İddianamede şu bilgilere yer verildi: "Soruşturma kapsamında yakalanan şüphelilerin ev, işyerleri ve araçlarında yapılan aramalarda çok sayıda bilgi, belge, doküman ve dijital veriler ele geçirildiği miştir. Ele geçirilen bu malzemelerin yapılan incelemelerinde bir kısım dokümanların birbirleriyle benzerlik gösterdiği ve aynı merkez tarafından hazırlandığı sonucuna ulaşılmıştır. Bu tespit üzerine söz konusu dokümanlar ayrıştırılarak yeniden incelendiğinde;Kapak tasarımlarının benzerlik gösterdiği, üzerinde belirli bir tarih yazdığı, bu tarihlerin belgenin hazırlanma tarihi olabileceği, üslup ve yazı karakteri olarak aynı anlatım dilinin kullanıldığı, Bir üst makama hitaben yazılmış resmi bir çalışma raporu şeklinde olduğu, Yazı metinlerinin sonunda "Saygılarımla" veya "Saygılarımızla" yazısının bulunduğu,Yazı metinlerinin giriş, gelişme ve sonuç bölümü şeklinde belirli bir düzende yazıldığı, Bir kısım belgelerin "Strateji grubu" olarak adlandırılan grup tarafından yazıldığı, Belgenin kapak resimleri üzerine "ANALİZ,/ STRATEJİ/ GÖZLEM/ OPERASYON PROJESİ/ ÖRTÜLÜ FAALİYETLER/ TEORİ/ ARAŞTIRMA" gibi başlıklar atılarak yapılan çalışmaların sınırlandırıldığı görülmüştür.
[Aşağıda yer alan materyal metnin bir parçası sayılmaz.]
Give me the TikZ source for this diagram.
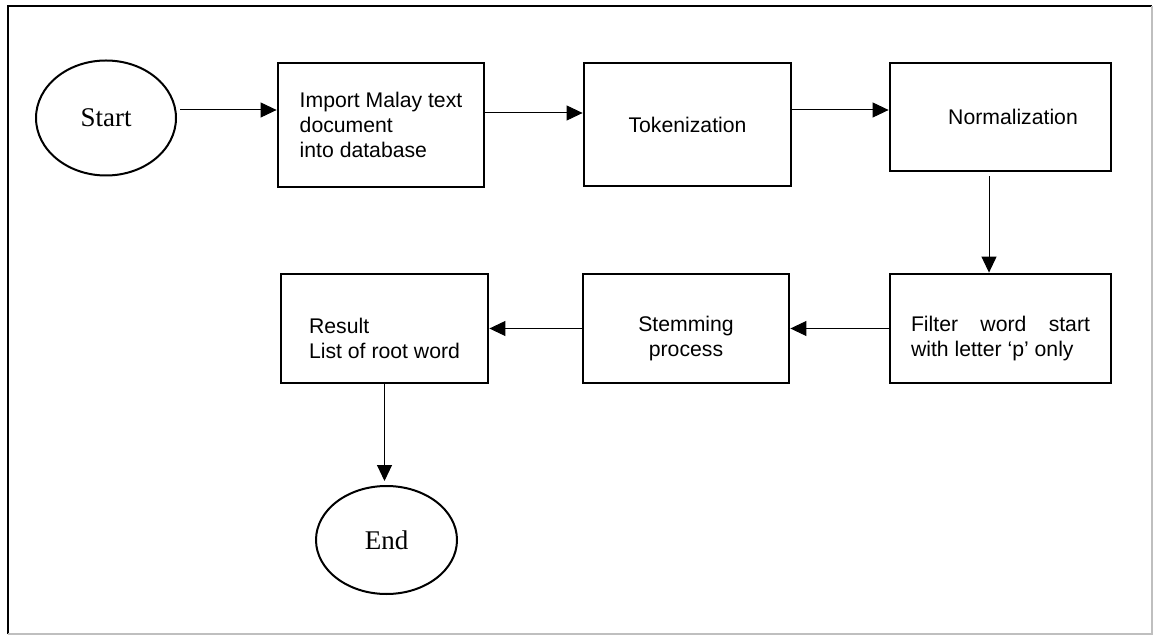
\documentclass[tikz,border=0pt]{standalone}
\usepackage{fontspec}
\setmainfont{Liberation Sans}
\newfontfamily\serifrm{Liberation Serif}
\usetikzlibrary{arrows.meta,shapes.geometric}
\newcommand{\lowstrut}{\rule{0pt}{17.5pt}}

\begin{document}
\begin{tikzpicture}[x=0.5pt,y=-0.5pt,
  box/.style={draw,line width=1.4pt,align=left,inner sep=0pt,
    font=\fontsize{10.6}{12.5}\selectfont},
  oval/.style={draw,ellipse,line width=1pt,inner sep=0pt,
    font=\serifrm\fontsize{13.5}{15}\selectfont},
  arr/.style={line width=0.5pt,-{Triangle[length=8pt,width=7.5pt]}}]
\useasboundingbox (0,0) rectangle (1154,635);
% frame
\draw[line width=1pt] (8,634) -- (8,6) -- (1152,6);
\draw[black!25,line width=0.8pt] (8,634) -- (1152,634) -- (1152,6);

% top row
\node[oval,minimum width=70pt,minimum height=57.5pt] (start) at (106,118) {Start};
\node[box,minimum width=103pt,minimum height=62pt] (imp) at (381,125)
  {Import Malay text\\document\\into database};
\node[box,minimum width=103.5pt,minimum height=61.5pt] (tok) at (687.5,124.5) {Tokenization};
\node[box,minimum width=110.5pt,minimum height=54pt] (nor) at (1000.5,117)
  {\hspace*{12.5pt}Normalization};

% bottom row
\node[box,minimum width=110.5pt,minimum height=54.5pt,align=justify,text width=89.5pt]
  (fil) at (1000.5,328.5) {\lowstrut Filter word start\linebreak with letter ‘p’ only};
\node[box,minimum width=103pt,minimum height=54.5pt,align=center] (stm) at (686,328.5)
  {\lowstrut Stemming\\process};
\node[box,minimum width=103.5pt,minimum height=54.5pt] (res) at (384.5,328.5)
  {\lowstrut Result\\List of root word};
\node[oval,minimum width=70.5pt,minimum height=54pt] (end) at (386.5,540) {End};

% arrows
\draw[arr] ([xshift=1.5pt,yshift=4pt]start.east) -- ([yshift=7.5pt]imp.west);
\draw[arr] ([yshift=6pt]imp.east) -- ([yshift=6pt]imp.east -| tok.west);
\draw[arr] ([yshift=7.25pt]tok.east) -- ([yshift=7.25pt]tok.east -| nor.west);
\draw[arr] ([xshift=-5.75pt,yshift=-2pt]nor.south) -- ([xshift=-5.75pt]fil.north);
\draw[arr] (fil.west) -- (stm.east);
\draw[arr] (stm.west) -- (res.east);
\draw[arr] (res.south) -- ([yshift=2pt]res.south |- end.north);
\end{tikzpicture}
\end{document}
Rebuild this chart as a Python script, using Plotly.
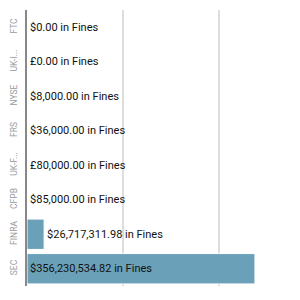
import plotly.graph_objects as go

agencies = ["FTC", "UK-I...", "NYSE", "FRS", "UK-F...", "CFPB", "FINRA", "SEC"]
fines = [0.0, 0.0, 8000.0, 36000.0, 80000.0, 85000.0, 26717311.98, 356230534.82]
labels = ["$0.00 in Fines", "£0.00 in Fines", "$8,000.00 in Fines", "$36,000.00 in Fines",
          "£80,000.00 in Fines", "$85,000.00 in Fines", "$26,717,311.98 in Fines",
          "$356,230,534.82 in Fines"]
positions = ["outside"] * 7 + ["inside"]

tf = dict(family="Roboto", size=11, color="#111")
fig = go.Figure(go.Bar(
    y=agencies, x=fines, orientation="h",
    text=labels, textposition=positions, insidetextanchor="start",
    textfont=tf, outsidetextfont=tf, insidetextfont=tf,
    marker=dict(color="#6aa0b8", line=dict(color="#ffffff", width=1)),
    cliponaxis=False,
    width=0.88,
))

fig.update_layout(
    width=300, height=300,
    margin=dict(l=27, r=10, t=10, b=14),
    paper_bgcolor="white", plot_bgcolor="white",
    showlegend=False,
    xaxis=dict(range=[0, 411e6], dtick=150e6, tick0=0, showticklabels=False,
               showgrid=True, gridcolor="#dddddd", gridwidth=2, zeroline=False,
               showline=False, fixedrange=True),
    yaxis=dict(autorange="reversed", tickangle=-90, showline=True, linecolor="#888888",
               linewidth=2, ticks="", ticklabelstandoff=5,
               tickfont=dict(family="Roboto", size=8.5, color="#999999"),
               showgrid=False, fixedrange=True),
)

fig.write_html("out.html")
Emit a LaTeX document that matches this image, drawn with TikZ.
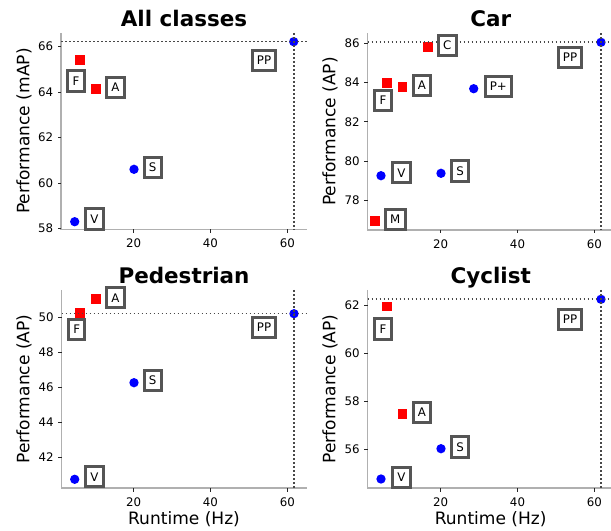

Sonuç olarak sadece ele geçirilen örgütsel dokümanlar dahi Veli KÜÇÜK, Doğu PERİNÇEK, M.Adnan AKFIRAT, Ferid İLSEVER, Ümit OĞUZTAN, Tuncay GÜNEY, Mehmet Zekeriya ÖZTÜRK, Muzaffer TEKİN, Oktay YILDIRIM, Erkut ERSOY ve Sevgi ERENEROL'un birlikteliğinin ve aynı amaç doğrultusunda bir arada faaliyet yürüttüklerinin örgütsel irtibatlannm bir kanıtıdır. Bunun dışında elde edilen diğer önemli kanıtlar da ilgili bölümlerde aşağıda gösterilecektir"
EZİLMİŞ VE HORLANMIŞ İNSANLARIN ORTAK GÜCÜ: MAFİA
İddianameden: Ezilmiş ve horlanmış insanların ortak gücü: Mafia
Mafia isimli dökümanın Ezilmiş ve horlanmış insanların ortak gücü: Mafia başlığı altında, "Amerikan MAFİA'sının İtalyanlar, Fransız'larmkini Korsikalılar gibi horlanmış ve ezilmiş etnik grupların oluşturduğu, ABD'ye göç eden Sicilyalıların "Kara El", İrlandalıların "Beyaz El" isimli MAFİA gruplarını oluşturduğu, ABD'ye göç eden ve dünyanın en çok aşağılanan ırkı Yahudilerin ise MAFİA'nm cinayet şirketini oluşturduğu belirtilmiştir." denildi.